Photograph by Claudio Marinesco

Local author Karen White has published 23 books since her first novel in 2000. She calls her Southern women’s fiction “grit lit” and sets many stories in South Carolina’s Lowcountry, but her latest novel, The Night the Lights Went Out, is her first in the metro Atlanta area. Recently divorced mother of two Merilee Talbot moves to Sweet Apple, Georgia, a fictionalized Milton, where she befriends old Southern matriarch Sugar Prescott and wealthy school mom Heather Blackford. Alternating between 1930s Depression-era Georgia and a modern-day murder, the book comes out April 11, and White will read from it that night at FoxTale Book Shoppe in Woodstock. She spoke to us about the familiar setting, her inspiration, and her writing process.

This is your first novel set in the metro area. Why did you finally decide to write about Atlanta?
Over the years, I’ve been asked so many times why I write about South Carolina. People asked: “Did you live there?” or “Did you grow up visiting?” I hadn’t; South Carolina was just something I had an affinity for. I never thought that just because I didn’t choose this place [to live in] I didn’t have a story. Atlanta was just a place I lived. But my daughter was working pro bono for the historical society, and she found all this history with the Civil War, the Cherokee Indians, farmers during depression. There was this wealth of history that made me realize Atlanta really does have a past, and so many of my books have that historical component. I had a lot of fun with it, and being right here helps with research.

What influenced the suburban satire in the book?
I was on one of our new roundabouts in Milton, and this ginormous white SUV, with every sticker in the world of where kids went to school or church, was stuck at yield sign in a roundabout.

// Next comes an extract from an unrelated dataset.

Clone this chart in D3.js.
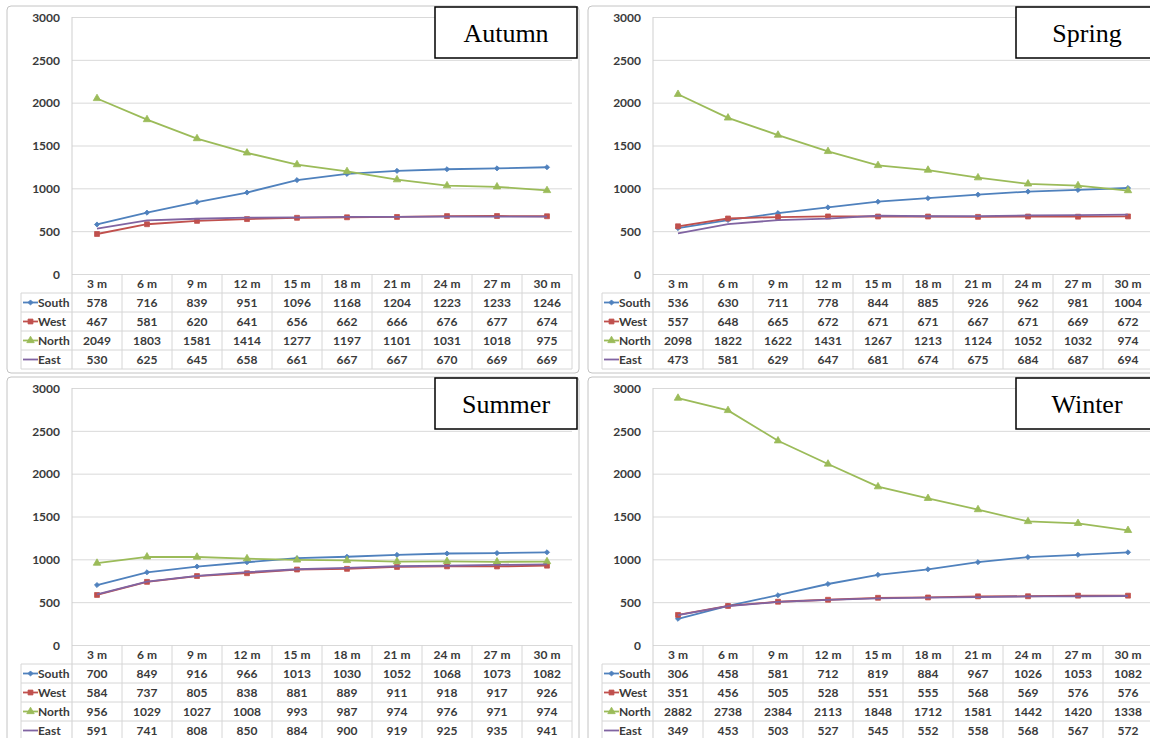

They didn’t know how to use the roundabout! The license was YURSERV, referring to her next tennis match. I thought: I have lived in this suburb for 25 years. I have been the soccer mom. Why can’t I do a little gentle ribbing of this world I know so well? There are a couple of real people I sort of dig at in the area, but they’re so mixed with fiction. I’m not mean, and everyone knows it’s meant to be funny.

Why add the voice of the anonymous blogger between chapters?
I didn’t realize why I was writing it until someone said, “The blogger is you.” It’s all of my opinions and an opportunity to sort of voice myself in the book. Someone told me it was like Gossip Girl, and I asked, “Does Gossip Girl have an anonymous blogger? Well crap, I thought it was an original storyline!”

Sugar is such a strong character. Was she inspired by anyone?
I am in a book club, and there was an older woman named Dusty. She was 90-something at the time. Her brother died in WWII. She was a born and raised Southerner. She was a widow. She was still driving. I stole a line right from Dusty to give to Sugar. The rest of the book club was all different ages with children, and we had a discussion about an ideal marriage, and she said, “I want a man who could drive at night.” That was the birth of the character of Sugar. But also my good friend’s mother was this feisty thing who was so involved in her community. Sugar gives a voice to the Southern matriarch figure. There are just as many Sugars as there are weird grandmas.

What are you working on next?
I’m writing another South Carolina Lowcountry book. I got my start writing about  the Lowcountry, and it’s what people all over follow me for. I have to give thanks to Pat Conroy because he was the one who introduced me to the area. Reading about it brings it to life, but nothing compares to actually going there. I find it helpful to have that [geographic] distance when writing because you don’t get numb to things; you see things afresh. That’s what makes us writers. Our brains are wired differently. If I see a garbage bag on the side of a highway, I think, “Oh my gosh, it’s a dead body!”  I’ve always been the “what if” person, and when that stops, that’s when I need to stop writing.

You write at least two books a year. How do you keep up the pace?
I don’t know how I do it. I don’t recommend it. I am a true believer in striking while the iron is hot. My career is not a hobby. As long as I know I can keep up the quality, my goal with each book is to make it better than the last. I am always writing when I am not doing anything else, seven days a week. My best writing time is in the morning. I do write anywhere, but I have to write with my feet up; I can’t sit at a desk. I like to write up in my sitting room in my bedroom with my older dog next to me.